Myślę że w innych miastach niż Warszawa ten napis tylko trochę się różni – w ostatnim członie, ale sens jest podobny.
Już opowiadałam Państwu – choćby w ”Myślach na dobry dzień” - o rodzinnym kibicowaniu, wprowadzaniu młodego pokolenia w tajniki tej męskiej rozrywki, więc nie będę się tu powtarzała. W każdej rodzinie, gdzie są mężczyźni, jakoś ten temat się przewija. Nie chcę przez to powiedzieć, że Panie nie kibicują sportowcom, ale na pewno nie jest to kibicowanie tak kultowe, jak w przypadku panów. Tu dodam, że nie uważam za kibicowanie tak zwanych cheerleaderek, bo to oddzielny temat i jestem zbyt starej daty, by zachwycać się tym że kobiety są wykorzystywane jako przerywniki w meczach. To uwłacza mojej kobiecej dumie, i tyle.

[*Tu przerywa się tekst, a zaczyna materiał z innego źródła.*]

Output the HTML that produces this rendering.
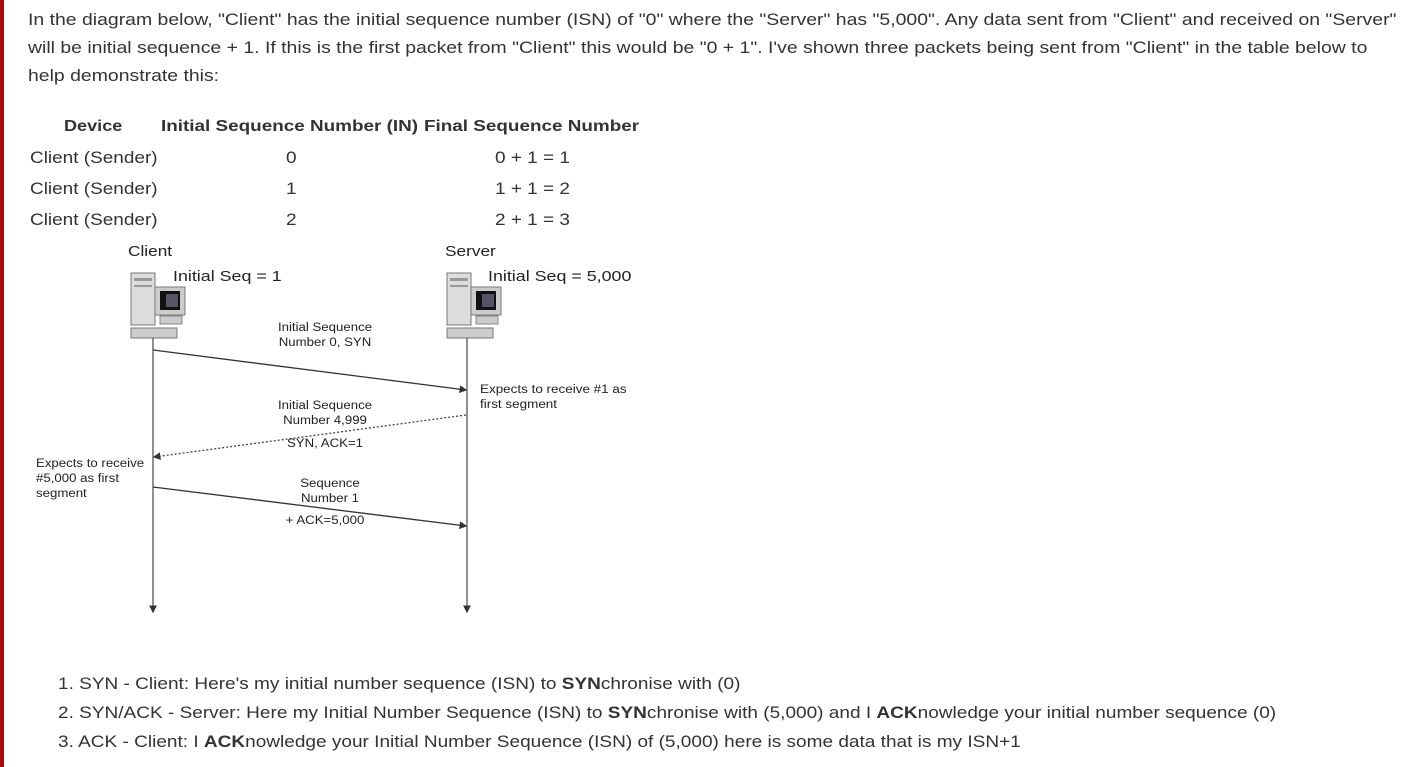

Oczywiście sama będę śledziła rozgrywki piłkarskie, bo przede wszystkim uwielbiam telewizję „na żywo”. A już szczególnie wszelkie zawody sportowe. To, że mamy w tym roku Euro 2012 w Polsce, jakoś przyćmiło letnie Igrzyska Olimpijskie w Londynie. Przynajmniej do mnie one mniej docierają. A przecież zawsze się pasjonowałam tymi Igrzyskami, kiedyś potrafiłam nawet wziąć urlop, gdy były nocne transmisje z Olimpiady na innym kontynencie. Najszlachetniejszym ze sportów w moim mniemaniu jest przecież lekkoatletyka, gdzie człowiek owszem – ściga się z drugim człowiekiem, ale też z własnymi ograniczeniami. Wyżej, dalej i szybciej – oto sens tych zmagań. Niestety, część czasu trwania Olimpiady w Londynie będę na wakacjach, nad morzem. Z pewnością mój wnuk będzie bił wtedy rekordy na piasku w skoku w dal, w rzucaniu łopatką – jako oszczepem czy w biegach do falochronu i z powrotem, kto szybciej. Ale przecież i najwięksi mistrzowie zaczynali od małych rzeczy, nieprawdaż?